Our DeEnterprises powders consist of microscopic spheres engineered through Suspension Polymerization.
- Initiator Infusion: Each sphere is infused with Benzoyl Peroxide (BPO).
- Multi-Functional Logic: Many inferior powders lack a sufficient BPO load and will never properly cure with any liquid monomer. DeEnterprises powders are calibrated with a high-density initiator load, making them truly multi-functional for both traditional liquid-and-powder services and professional dip systems.
The Synthesis: How the Reaction Happens
When the monomer liquid “wets out” the polymer spheres, you trigger Free Radical Addition Polymerization. This is a three-step chemical chain reaction:
- Activation: The Tertiary Amines in the liquid collide with the BPO in the powder, “waking up” the initiator and releasing Free Radicals.
- Cross-Linking: The molecules weave together into a dense, three-dimensional grid.
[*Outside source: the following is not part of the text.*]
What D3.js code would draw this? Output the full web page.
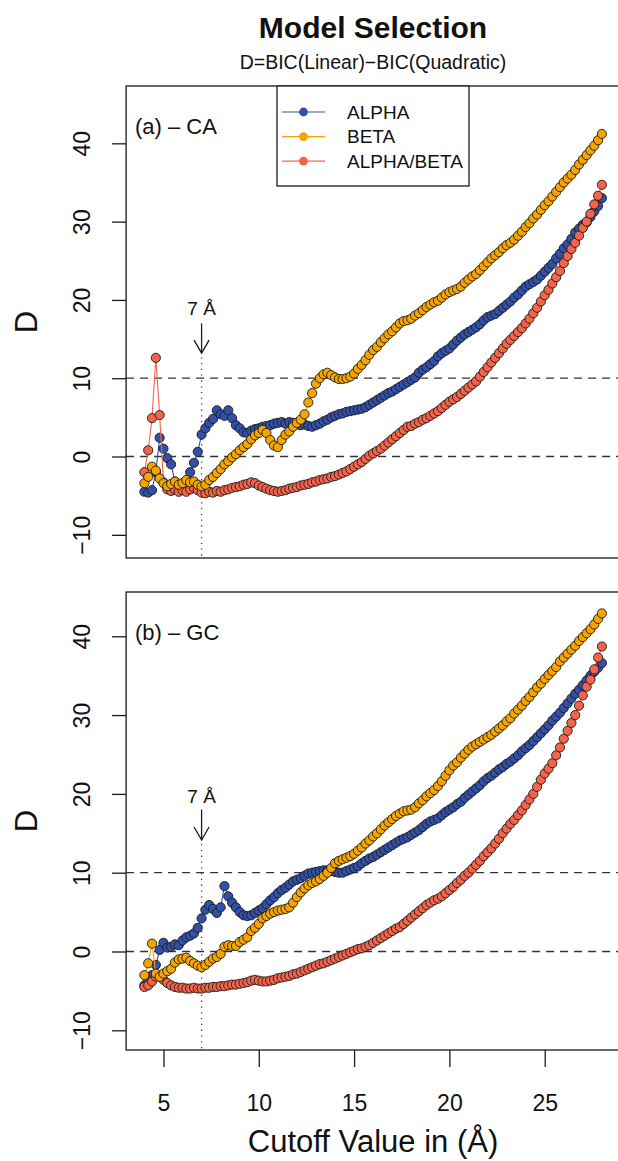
<!DOCTYPE html>
<html><head><meta charset="utf-8">
<script src="https://cdn.jsdelivr.net/npm/d3@7"></script>
<style>
body{margin:0;background:#fff}
svg{display:block}
text{font-family:"Liberation Sans",Arial,Helvetica,sans-serif;fill:#111}
</style>
</head><body>
<svg id="chart" width="618" height="1161"></svg>
<script>
// ---------------- DATA ----------------
// cutoff values (Å), 4.0 .. 28.0 in 0.2 steps
const cutoffs = d3.range(121).map(i => Math.round((4 + 0.2 * i) * 10) / 10);
const seriesNames = ["ALPHA", "BETA", "ALPHA/BETA"];
const yTicks = [-10, 0, 10, 20, 30, 40];
const xTicks = [5, 10, 15, 20, 25];
const refLines = [0, 10];

// (a) - CA
const caAlpha = [-4.5,-4.6,-4.3,-2.0,2.4,
1.0,-0.2,-1.0,-3.2,-3.8,
-4.0,-3.6,-2.0,-0.8,0.6,
2.8,3.6,4.3,4.8,5.9,
5.4,5.2,5.9,4.9,4.0,
3.6,3.1,3.0,3.3,3.5,
3.6,3.8,3.9,4.0,4.2,
4.3,4.4,4.2,4.4,4.3,
4.1,4.0,4.1,3.9,3.8,
4.0,4.2,4.5,4.7,5.0,
5.2,5.4,5.5,5.7,5.8,
5.9,6.0,6.1,6.3,6.6,
6.9,7.2,7.5,7.8,8.1,
8.3,8.6,8.9,9.2,9.5,
9.8,10.1,10.7,11.1,11.4,
11.8,12.2,12.8,13.2,13.5,
13.8,14.3,14.8,15.2,15.6,
15.9,16.2,16.5,16.9,17.4,
17.8,18.0,18.2,18.6,19.0,
19.4,19.8,20.3,20.7,21.2,
21.7,22.0,22.3,22.6,23.1,
23.6,24.1,24.6,25.3,25.9,
26.6,27.1,27.8,28.6,29.1,
29.6,29.9,30.6,31.3,32.0,
33.0];
const caBeta = [-3.4,-2.6,-1.3,-1.8,-2.8,
-3.4,-3.8,-3.5,-3.2,-3.6,
-3.4,-3.0,-3.3,-3.2,-3.6,
-3.8,-3.6,-3.0,-2.6,-2.1,
-1.6,-1.0,-0.6,-0.1,0.3,
0.8,1.2,1.6,2.2,2.7,
3.0,3.4,3.0,2.1,1.4,
1.2,2.1,2.8,3.2,3.8,
4.3,4.7,5.4,6.9,8.1,
9.3,10.0,10.5,10.7,10.4,
10.1,9.9,9.9,10.0,10.2,
10.6,11.2,11.7,12.3,13.0,
13.6,14.0,14.6,15.1,15.6,
16.0,16.5,17.0,17.3,17.4,
17.6,18.0,18.3,18.7,19.1,
19.4,19.7,19.9,20.3,20.7,
21.0,21.2,21.4,21.7,22.2,
22.6,23.0,23.3,23.8,24.3,
24.8,25.3,25.7,26.1,26.6,
27.0,27.3,27.7,28.2,28.7,
29.3,29.8,30.4,30.9,31.5,
32.1,32.6,33.2,33.8,34.4,
35.0,35.5,36.0,36.6,37.3,
37.9,38.5,39.1,39.7,40.4,
41.2];
const caRatio = [-2.0,0.8,4.9,12.6,5.3,
-3.3,-4.2,-4.4,-4.2,-4.5,
-4.3,-4.5,-4.2,-4.0,-4.3,
-4.6,-4.7,-4.5,-4.6,-4.4,
-4.5,-4.3,-4.2,-4.0,-3.9,
-3.8,-3.6,-3.5,-3.3,-3.4,
-3.7,-3.9,-4.1,-4.3,-4.4,
-4.5,-4.4,-4.3,-4.1,-4.0,
-3.9,-3.7,-3.6,-3.5,-3.3,
-3.2,-3.0,-2.9,-2.8,-2.6,
-2.5,-2.3,-2.1,-1.9,-1.6,
-1.3,-1.0,-0.7,-0.3,0.1,
0.4,0.7,1.0,1.4,1.8,
2.2,2.6,3.0,3.4,3.8,
3.9,4.2,4.4,4.7,4.9,
5.2,5.5,5.8,6.2,6.6,
7.0,7.3,7.6,8.0,8.4,
8.8,9.2,9.6,10.2,10.8,
11.4,12.0,12.6,13.2,13.8,
14.4,14.9,15.4,15.9,16.4,
17.0,17.6,18.3,19.0,19.8,
20.6,21.3,22.1,22.9,23.7,
24.7,25.6,26.5,27.3,28.2,
29.2,30.0,31.0,32.2,33.3,
34.7];

// (b) - GC
const gcAlpha = [-4.3,-3.8,-3.0,-1.7,0.2,
1.1,0.5,0.6,0.9,0.8,
1.4,1.8,2.0,2.3,3.0,
4.2,5.3,5.9,5.4,4.9,
5.6,8.3,7.0,6.2,5.6,
5.0,4.6,4.5,4.6,4.9,
5.2,5.5,6.0,6.5,6.9,
7.4,7.8,8.1,8.5,8.9,
9.1,9.3,9.6,9.9,10.0,
10.1,10.2,10.3,10.3,10.2,
10.1,10.0,10.0,10.2,10.4,
10.6,10.8,11.2,11.5,11.8,
12.0,12.3,12.6,12.9,13.2,
13.5,13.8,14.1,14.3,14.5,
14.8,15.1,15.4,15.8,16.2,
16.5,16.7,16.9,17.3,17.7,
18.0,18.3,18.7,19.0,19.5,
19.9,20.3,20.7,21.1,21.6,
22.0,22.3,22.7,23.1,23.4,
23.8,24.1,24.5,24.9,25.4,
25.8,26.2,26.7,27.2,27.7,
28.2,28.7,29.3,29.8,30.3,
30.9,31.5,32.1,32.7,33.2,
33.8,34.4,35.0,35.5,36.0,
36.6];
const gcBeta = [-3.0,-1.5,1.0,-2.8,-3.2,
-2.8,-2.5,-2.2,-1.4,-1.0,
-0.9,-0.8,-1.2,-1.5,-1.8,
-2.0,-1.7,-1.3,-0.9,-0.7,
-0.3,0.6,0.8,0.7,0.7,
1.2,1.5,1.8,2.6,3.0,
3.5,4.2,4.5,4.8,5.0,
5.2,5.3,5.4,5.6,6.2,
6.9,7.5,8.0,8.4,8.7,
8.9,9.2,9.6,10.0,10.6,
11.2,11.5,11.7,11.9,12.1,
12.4,12.8,13.2,13.7,14.1,
14.6,15.0,15.5,16.0,16.4,
16.8,17.2,17.5,17.8,17.9,
18.0,18.3,18.8,19.2,19.7,
20.1,20.5,21.0,21.6,22.3,
23.0,23.6,24.0,24.6,25.1,
25.6,26.0,26.3,26.6,26.9,
27.2,27.5,27.9,28.3,28.7,
29.2,29.6,30.2,30.7,31.2,
31.8,32.3,32.9,33.5,34.0,
34.6,35.1,35.6,36.1,36.8,
37.3,37.8,38.3,38.8,39.4,
39.9,40.4,40.9,41.5,42.2,
42.9];
const gcRatio = [-4.5,-4.3,-3.8,-3.2,-3.0,
-3.6,-4.0,-4.3,-4.5,-4.6,
-4.6,-4.7,-4.7,-4.6,-4.7,
-4.7,-4.6,-4.6,-4.5,-4.5,
-4.4,-4.4,-4.3,-4.2,-4.2,
-4.1,-4.0,-3.9,-3.7,-3.6,
-3.7,-3.8,-3.8,-3.7,-3.6,
-3.4,-3.3,-3.2,-3.1,-2.9,
-2.8,-2.6,-2.4,-2.2,-2.0,
-1.8,-1.6,-1.5,-1.3,-1.1,
-0.9,-0.7,-0.5,-0.3,-0.1,
0.1,0.3,0.4,0.6,0.8,
1.1,1.4,1.7,2.0,2.3,
2.6,2.9,3.1,3.5,3.9,
4.3,4.7,5.1,5.5,5.9,
6.2,6.5,6.7,7.0,7.4,
7.8,8.2,8.7,9.1,9.6,
10.0,10.5,11.0,11.5,12.1,
12.6,13.1,13.7,14.3,15.0,
15.6,16.2,16.7,17.3,17.9,
18.6,19.3,20.0,20.9,21.8,
22.6,23.2,23.9,24.9,25.9,
27.0,28.0,29.0,30.0,31.2,
32.5,33.6,34.5,35.8,37.3,
38.7];

// ---------------- DRAWING ----------------
const colors = {"ALPHA": "#3350a8", "BETA": "#f5a400", "ALPHA/BETA": "#f3644a"};
const drawOrder = ["ALPHA", "ALPHA/BETA", "BETA"];
const ink = "#1a1a1a";
const svg = d3.select("#chart");

const x = d3.scaleLinear().domain([3.04, 28.96]).range([126.1, 620.2]);

const panels = [
  {label: "(a) \u2013 CA", top: 86, bottom: 558, ylim: [-12.96, 47.32],
   series: {"ALPHA": caAlpha, "BETA": caBeta, "ALPHA/BETA": caRatio},
   arrow: {text: 18.1, from: 17.0, to: 13.2}, legend: true, xaxis: false},
  {label: "(b) \u2013 GC", top: 592, bottom: 1050, ylim: [-12.5, 45.62],
   series: {"ALPHA": gcAlpha, "BETA": gcBeta, "ALPHA/BETA": gcRatio},
   arrow: {text: 18.8, from: 18.0, to: 14.15}, legend: false, xaxis: true}
];

// Title
svg.append("text").attr("x", 373).attr("y", 38).attr("text-anchor", "middle")
  .attr("font-size", 30).attr("font-weight", "bold").text("Model Selection");
svg.append("text").attr("x", 373).attr("y", 69).attr("text-anchor", "middle")
  .attr("font-size", 19.5).text("D=BIC(Linear)\u2212BIC(Quadratic)");

const fmt = d => d < 0 ? "\u2212" + Math.abs(d) : String(d);

panels.forEach(p => {
  const y = d3.scaleLinear().domain(p.ylim).range([p.bottom, p.top]);
  const g = svg.append("g");

  // reference dashed lines
  refLines.forEach(v => {
    g.append("line").attr("x1", x.range()[0]).attr("x2", x.range()[1])
      .attr("y1", y(v)).attr("y2", y(v))
      .attr("stroke", "#333").attr("stroke-width", 1.3).attr("stroke-dasharray", "8,6");
  });

  // 7 Å marker
  const ax = x(7);
  g.append("line").attr("x1", ax).attr("x2", ax).attr("y1", y(p.arrow.from)).attr("y2", y(p.arrow.to))
    .attr("stroke", ink).attr("stroke-width", 1.3);
  g.append("path")
    .attr("d", `M${ax - 7.5},${y(p.arrow.to) - 13}L${ax},${y(p.arrow.to)}L${ax + 7.5},${y(p.arrow.to) - 13}`)
    .attr("fill", "none").attr("stroke", ink).attr("stroke-width", 1.3);
  g.append("line").attr("x1", ax).attr("x2", ax).attr("y1", y(p.arrow.to) + 4).attr("y2", p.bottom)
    .attr("stroke", "#444").attr("stroke-width", 1.3).attr("stroke-dasharray", "1.3,4.5");
  g.append("text").attr("x", ax).attr("y", y(p.arrow.text)).attr("text-anchor", "middle")
    .attr("font-size", 19).text("7 \u00C5");

  // series
  const line = d3.line().x((d, i) => x(cutoffs[i])).y(d => y(d));
  drawOrder.forEach(name => {
    const vals = p.series[name];
    const sg = g.append("g");
    sg.append("path").datum(vals).attr("d", line)
      .attr("fill", "none").attr("stroke", colors[name]).attr("stroke-width", 1.1);
    sg.selectAll("circle").data(vals).join("circle")
      .attr("cx", (d, i) => x(cutoffs[i])).attr("cy", d => y(d)).attr("r", 4.6)
      .attr("fill", colors[name]).attr("stroke", "#1a1a1a").attr("stroke-width", 0.9);
  });

  // box
  g.append("rect").attr("x", x.range()[0]).attr("y", p.top)
    .attr("width", x.range()[1] - x.range()[0]).attr("height", p.bottom - p.top)
    .attr("fill", "none").attr("stroke", ink).attr("stroke-width", 1.3);

  // y axis
  const yAxis = g.append("g").attr("transform", `translate(${x.range()[0]},0)`)
    .call(d3.axisLeft(y).tickValues(yTicks).tickSize(14).tickSizeOuter(0).tickFormat(fmt));
  yAxis.select(".domain").remove();
  yAxis.selectAll(".tick line").attr("stroke", ink).attr("stroke-width", 1.3);
  yAxis.selectAll(".tick text").attr("transform", "rotate(-90)").attr("x", 0).attr("y", -36)
    .attr("dy", 0).attr("text-anchor", "middle").attr("font-size", 23)
    .attr("font-family", '"Liberation Sans",Arial,Helvetica,sans-serif').attr("fill", "#111");

  // y label
  const yc = (p.top + p.bottom) / 2;
  svg.append("text").attr("transform", `translate(37,${yc}) rotate(-90)`)
    .attr("text-anchor", "middle").attr("font-size", 31).text("D");

  // panel label
  g.append("text").attr("x", 135).attr("y", p.top + 48).attr("font-size", 22).text(p.label);

  // x axis
  if (p.xaxis) {
    const xAxis = g.append("g").attr("transform", `translate(0,${p.bottom})`)
      .call(d3.axisBottom(x).tickValues(xTicks).tickSize(17).tickSizeOuter(0));
    xAxis.select(".domain").remove();
    xAxis.selectAll(".tick line").attr("stroke", ink).attr("stroke-width", 1.3);
    xAxis.selectAll(".tick text").attr("y", 61).attr("dy", 0).attr("font-size", 23)
      .attr("font-family", '"Liberation Sans",Arial,Helvetica,sans-serif').attr("fill", "#111");
    svg.append("text").attr("x", 373).attr("y", 1152).attr("text-anchor", "middle")
      .attr("font-size", 31).text("Cutoff Value in (\u00C5)");
  }

  // legend
  if (p.legend) {
    const lg = g.append("g");
    lg.append("rect").attr("x", 277).attr("y", p.top).attr("width", 192).attr("height", 100)
      .attr("fill", "#fff").attr("stroke", ink).attr("stroke-width", 1.3);
    seriesNames.forEach((name, i) => {
      const ly = p.top + 26 + i * 24.6;
      lg.append("line").attr("x1", 282).attr("x2", 325).attr("y1", ly).attr("y2", ly)
        .attr("stroke", colors[name]).attr("stroke-width", 1.2);
      lg.append("circle").attr("cx", 303.5).attr("cy", ly).attr("r", 4.4).attr("fill", colors[name]);
      lg.append("text").attr("x", 347).attr("y", ly).attr("dy", "0.36em")
        .attr("font-size", 19).text(name);
    });
  }
});
</script>
</body></html>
This is an Exothermic Reaction, meaning it releases a small, safe amount of heat as a byproduct of the molecules bonding.
- The Result: A protective, interlocking molecular structure that delivers the impact resistance of a high-tech polymer and the aesthetic clarity of glass.
As a professional, you are the conductor of this reaction. Your mastery over ratio, contamination, and temperature dictates the strength and durability of the final structure.